Reducing the right to protest through legislation is likely to reduce civil society’s scope represent the public interest in the environmental field. Instead of winning a decision in the courts based on evidence and arguments on the merits, hearings will not take place at all, since the proceedings would be dismissed outright due to the lack of standing. Therefore, from an environmental perspective, reducing the right of standing is an offensive and destructive move that grants a clear and unfair advantage to entities with narrow interests over those who wish to protect the broad public interest. In other words, the right to standing of parties with economic and commercial interests (contractors, industry, polluters, etc.) will be upheld, but the voice of those who seek to protect nature and the environment will be silenced.
In conclusion
The proposed changes in the legal system are likely to inflict serious harm the protection of nature and the environment in Israel. These changes are inconsistent with accepted norms in advanced Western democracies.
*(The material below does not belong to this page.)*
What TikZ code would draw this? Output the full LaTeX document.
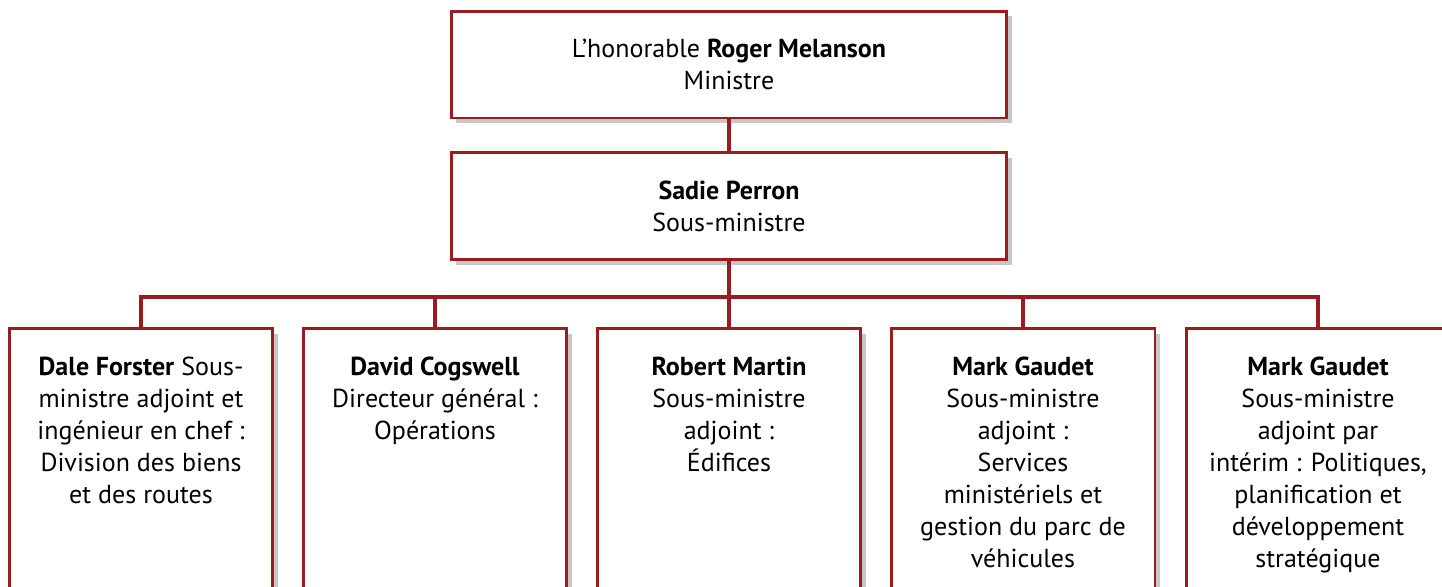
\documentclass[tikz,border=0pt]{standalone}
\usepackage{fontspec}
\setmainfont{PT Sans}
\usetikzlibrary{shadows}

\definecolor{boxred}{HTML}{9A1C20}

\tikzset{
  orgbox/.style={draw=boxred, line width=1.7pt, fill=white, inner sep=0pt,
    drop shadow={shadow xshift=3pt, shadow yshift=-3pt, opacity=.22, fill=black}},
  orgtext/.style={align=center, inner sep=0pt, anchor=north,
    font=\fontsize{14.8}{18.2}\selectfont},
  link/.style={draw=boxred, line width=2.8pt}
}

\begin{document}
\begin{tikzpicture}[x=0.02cm,y=-0.02cm]
\useasboundingbox (0,0) rectangle (1442,586);
\clip (0,0) rectangle (1442,586);

% top two levels
\begin{scope}[every node/.style={orgbox, minimum width=11.12cm, minimum height=2.14cm,
              align=center, font=\fontsize{14.8}{18.2}\selectfont}]
    \node (minister) at (729,64.5) {L’honorable \textbf{Roger Melanson}\\Ministre};
    \node (deputy) at (729,206) {\textbf{Sadie Perron}\\Sous-ministre};
\end{scope}

% assistant deputies
\begin{scope}[every node/.style={orgbox, minimum width=5.28cm, minimum height=6cm, anchor=north}]
    \node (forster) at (141,327) {};
    \node (cogswell) at (435,327) {};
    \node (martin) at (729,327) {};
    \node (gaudetA) at (1023,327) {};
    \node (gaudetB) at (1318,327) {};
\end{scope}

\node[orgtext] (forster-t) at ([yshift=-0.6cm]forster.north)
    {\textbf{Dale Forster} Sous-\\ministre adjoint et\\ingénieur en chef :\\Division des biens\\et des routes};
\node[orgtext] (cogswell-t) at ([yshift=-0.6cm]cogswell.north)
    {\textbf{David Cogswell}\\Directeur général :\\Opérations};
\node[orgtext] (martin-t) at ([yshift=-0.6cm]martin.north)
    {\textbf{Robert Martin}\\Sous-ministre\\adjoint :\\Édifices};
\node[orgtext] (gaudetA-t) at ([yshift=-0.6cm]gaudetA.north)
    {\textbf{Mark Gaudet}\\Sous-ministre\\adjoint :\\Services\\ministériels et\\gestion du parc de\\véhicules};
\node[orgtext] (gaudetB-t) at ([yshift=-0.6cm]gaudetB.north)
    {\textbf{Mark Gaudet}\\Sous-ministre\\adjoint par\\intérim : Politiques,\\planification et\\développement\\stratégique};

% connectors
\coordinate (bar) at (729,297);
\path[link] (minister.south) -- (deputy.north);
\path[link] (deputy.south) -- (bar);
\path[link] (forster.north) |- (bar) -| (gaudetB.north);
\path[link] (cogswell.north) -- (cogswell.north |- bar);
\path[link] (martin.north) -- (bar);
\path[link] (gaudetA.north) -- (gaudetA.north |- bar);
\end{tikzpicture}
\end{document}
Such norms include judicial review of administrative decisions, including for reasons of reasonableness, the opportunity to submit petitions and lawsuits in environmental matters, and of course a constitutional limitation of the governmental power, anchored in the Basic Law of Civil and Human Rights that the government is obliged to respect.
Over the years, Adam Teva V’Din has been able to maintain a respectful and fruitful dialogue with all Israeli governments and to cooperate with members of the Knesset from the right and the left, from all parties and sectors. Preserving nature and the environment is a pan-Israeli interest that unites different publics and audiences around common goals. This is exactly why at Adam Teva V’Din, we always say: damage to the environmental interest is damage to the Israeli public.